Breaking chiral symmetry

Chiral surfaces are widely used in heterogeneous enantioselective reactions not only because they allow easier product separation and reactivation but also because their enantiospecific properties are particularly suited to organic optoelectronic and integrated photonic applications. Bo Xu and colleagues at the University of Maryland now propose in Nano Letters (http://dx.doi.org/10.1021/nl051415r) an approach for fabricating C60 overlayers with controlled chirality and spacing by reactive co-adsorption with an aromatic molecule, acridine-9-carboxylic acid. Although these constituent molecules are unlikely candidates for chiral symmetry breaking, structural control is achieved through a self-assembly process that involves specific intermolecular and adsorbate–substrate interactions.

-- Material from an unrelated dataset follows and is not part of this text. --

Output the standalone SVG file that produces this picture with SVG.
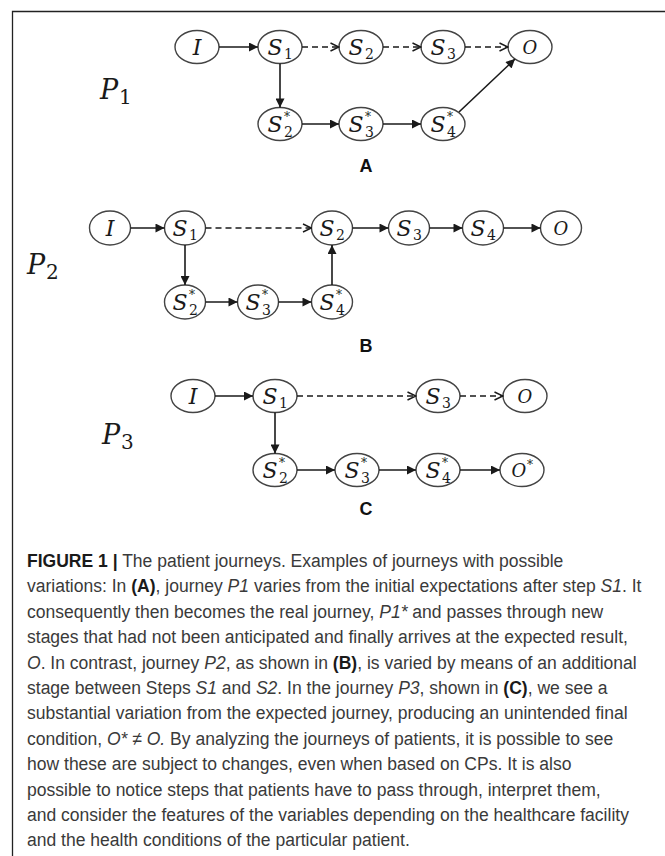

The assembly mechanism suggests a general strategy for generating chiral surfaces in which both the physical and electronic properties can be tuned for different potential applications in optoelectronic devices.

Manipulating morphology

The size and shape of most nanoparticles are determined during their synthesis and aren't changed after that. In recently reported work, however, Stoeva et al. (Langmuir http://dx.doi.org/10.1021/la051699v) reversibly manipulate the size and shape of gold nanoparticles by using a chemical method after the initial synthesis is complete. The reagents they use do not attack bulk gold, illustrating the fact that such nanoscale particles can have very different reactivities to bulk materials. The authors ascribe this increased reactivity to the nanoparticles' highly defective structure as compared with the bulk, which leads to greater stresses and a decrease in the lattice stabilization energy. Large (10–100 nm) polyhedral gold nanoparticles are synthesized by a chemical route. Subsequent treatment with alkanethiols breaks them down into small (2–10 nm), monodisperse spherical particles, which tend to assemble into long-range lattices in solution. The addition of a surfactant then reforms the small particles into larger polyhedral shapes. The process is entirely reversible, so whether the nanoparticles are small and round or large and polyhedral depends simply on the relative concentrations of alkanethiol and surfactant.